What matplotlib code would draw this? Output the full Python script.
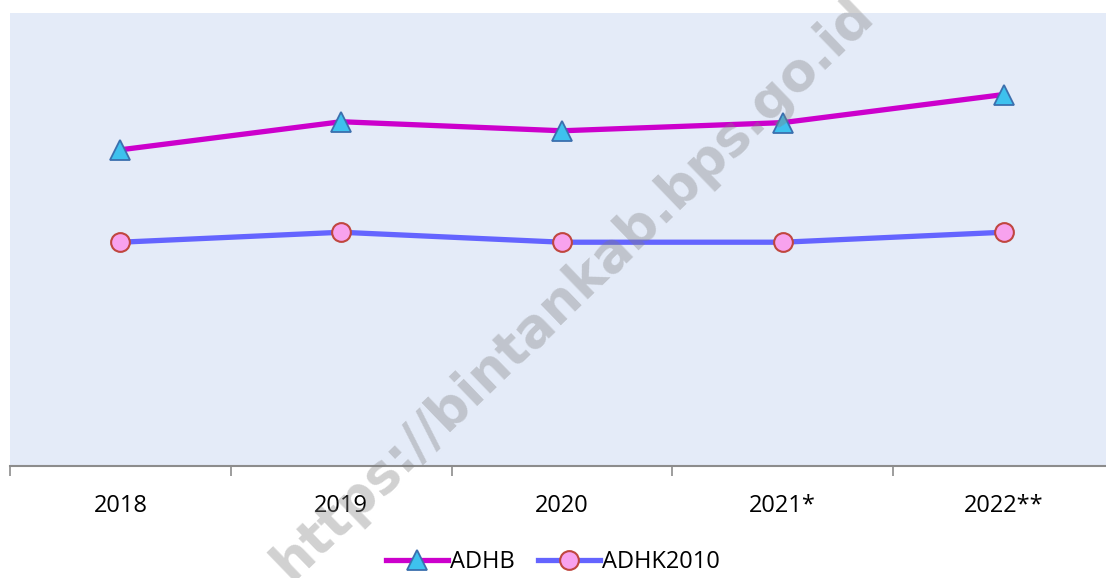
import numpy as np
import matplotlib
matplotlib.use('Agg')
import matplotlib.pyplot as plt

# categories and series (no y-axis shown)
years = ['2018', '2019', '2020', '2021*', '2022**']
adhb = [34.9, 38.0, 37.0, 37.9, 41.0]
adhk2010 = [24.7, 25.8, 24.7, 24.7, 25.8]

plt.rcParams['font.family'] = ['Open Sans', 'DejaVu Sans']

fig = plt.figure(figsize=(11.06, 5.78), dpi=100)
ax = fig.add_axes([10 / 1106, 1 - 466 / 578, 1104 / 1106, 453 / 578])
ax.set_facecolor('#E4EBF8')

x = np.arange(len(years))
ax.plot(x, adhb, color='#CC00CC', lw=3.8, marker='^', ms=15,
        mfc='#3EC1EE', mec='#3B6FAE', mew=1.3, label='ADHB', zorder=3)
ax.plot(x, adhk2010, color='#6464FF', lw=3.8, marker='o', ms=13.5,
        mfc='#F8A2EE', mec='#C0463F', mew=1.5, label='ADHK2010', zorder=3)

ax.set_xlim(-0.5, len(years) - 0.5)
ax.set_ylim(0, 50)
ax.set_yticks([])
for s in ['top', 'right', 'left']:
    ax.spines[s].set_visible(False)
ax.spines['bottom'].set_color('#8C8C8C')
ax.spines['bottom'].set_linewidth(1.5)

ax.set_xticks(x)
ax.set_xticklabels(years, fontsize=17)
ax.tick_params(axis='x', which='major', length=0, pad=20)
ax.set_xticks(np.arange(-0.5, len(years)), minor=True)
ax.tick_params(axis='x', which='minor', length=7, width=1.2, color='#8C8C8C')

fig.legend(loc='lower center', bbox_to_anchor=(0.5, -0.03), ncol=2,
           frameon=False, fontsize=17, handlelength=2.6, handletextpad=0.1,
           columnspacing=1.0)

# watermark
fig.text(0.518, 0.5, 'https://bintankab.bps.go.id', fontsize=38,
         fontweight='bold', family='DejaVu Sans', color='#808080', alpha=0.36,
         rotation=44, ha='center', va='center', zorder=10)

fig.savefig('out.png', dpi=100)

——————————

> [Aim of the task]: Repeat the lines exactly as they stand, from the opening line of the data through the line with "plt.rcParams['font.family'] = ['Open". Pictures stay out of the copy.

> [Task answer]:
What matplotlib code would draw this? Output the full Python script.
import numpy as np
import matplotlib
matplotlib.use('Agg')
import matplotlib.pyplot as plt

# categories and series (no y-axis shown)
years = ['2018', '2019', '2020', '2021*', '2022**']
adhb = [34.9, 38.0, 37.0, 37.9, 41.0]
adhk2010 = [24.7, 25.8, 24.7, 24.7, 25.8]

plt.rcParams['font.family'] = ['Open Sans', 'DejaVu Sans']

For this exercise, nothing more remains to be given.